Cumhurbaşkanı Recep Tayyip Erdoğan, Yeşilay tarafından düzenlenen Uluslararası Uyuşturucu Politikaları ve Halk Sağlığı Sempozyumu'na katıldı. WOW Convention Center'da düzenlenen sempozyumda konuşan Erdoğan, uyuşturucu ile mücadele konusunda önemli mesajlar verdi.
Dünyada 180 milyon uyuşturucu kullanıcısı olduğuna dikkat çeken Erdoğan, "Bunların 75 milyonunun bağımlı olduğu ifade ediliyor. Bu rakamlar hızla artıyor. Sosyal ruhsat bedensel tahribatın yanında uyuşturucu kullanımı her yıl yaklaşık 2 trilyon dolarlık maddi kaybı da beraberinde getiriyor. Türkiye'de yasadışı maddeleri en az bir kere kullanan oranlarının nüfusun yüzde 2.7'si olduğunu gösteriyor. Kuşkusuz 2.7 diğer ülkelerle kıyaslandığında oldukça düşük bir oran ancak bu oranın hızla arttığını da müşahede ediyoruz. İnşallah son dönemde artan tedbirlerle kurumlarımızın meseleye daha yoğun eğilmeleri ile hem artışın önü kesilecek hem de bu oran daha da aşağılara çekilecektir. Başbakanlık yaptığım dönemde gençliği tehdit eden bu mesele ile yakından ilgilendim. Tedbirler konusunda da çok sayıda adımı bakan arkadaşlarımızla birlikte attık. Cumhurbaşkanlığı görevini yaparken de bu mesele her zaman gündemimizde olacak" diye konuştu.
"MADDENİN MANEVİ DEĞERLERİN ÖNÜNE GEÇMEYE ÇALIŞTIĞI BİR DEĞİŞİM SÜRECİ YAŞIYORUZ"

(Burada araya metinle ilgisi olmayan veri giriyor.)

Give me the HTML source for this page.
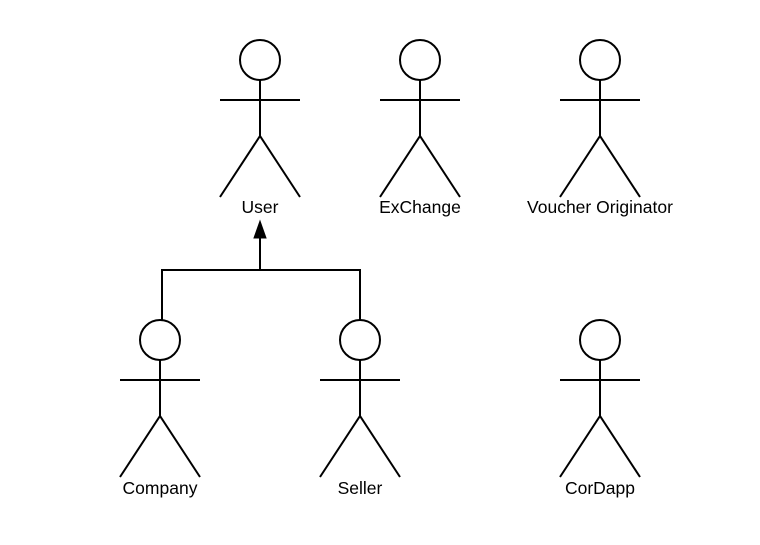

Dünyada son yüzyılda büyük bir değişim yaşandığını anlatan Erdoğan, "Açıkçası maddenin dünyanın her yerinde manevi değerlerin önüne geçmeye çalıştığı bir değişim süreci yaşıyoruz. Bunu sadece İslam ile İslam coğrafyası ile sınırlamak mümkün değil. Hıristiyanlığın da Museviliğin de maddi alanın saldırısı altında olduğunu biliyoruz. Sadece dinler değil, bir dine dayansın ya da dayanması kültürler, gelenekler, insana ait olan ahlak, karşılıklı saygı, hoşgörü gibi kavramlar çok ciddi biçimde erozyona uğruyor. Paranın, sınırsız kazanma hırsızın her türlü insani değeri çiğnediği bir süreç yaşanıyor. Bir varil petrol için binlerce insanın kanını akıtmak meşru görülebiliyor. Bir avuç altın için çocukların, kadınların katledilmesinin meşru görüldüğü bir çağda yaşıyoruz. Dünyanın her yerinde insanlığa, ruha, vicdana ait değerlerin tek tek yok olduğunu, bunların yerine paranın, hırsın konulduğunu görüyoruz. Ne yazık ki manevi bir değeri alıp yerine maddi bir değer koyduğunuzda insan onunla tatmin olmuyor. Tatmin duygusu, kanaat duygusu yok oluyor, azla yetinme paylaşma duygusu hızla yok oluyor. Bunların yerine konulan zevkler ise insanları tatmin etmiyor. Zengin olmak insanın mutlu olmasını sağlamıyor. Hem uyuşturucunun hem de istismarın işte tam da böyle bir noktada devreye girdiğini görüyoruz. Amaçları, hedefleri, davası, idealleri elinden alınmış olanlar içinde boşluk hissedenler çareyi kendilerini uyuşturmakta buluyor. Ellerinden tutulmayan, başları okşanmayan, kendilerine bir istikamet çizilmeyen o çocuklar oluşan boşluğu başka şeylerle kapatmaya çalışıyorlar. Bu bazen uyuşturucu, bazen şiddet oluyor. Bazen de örgütlü şiddet olup teröre dönüşebiliyor" şeklinde konuştu.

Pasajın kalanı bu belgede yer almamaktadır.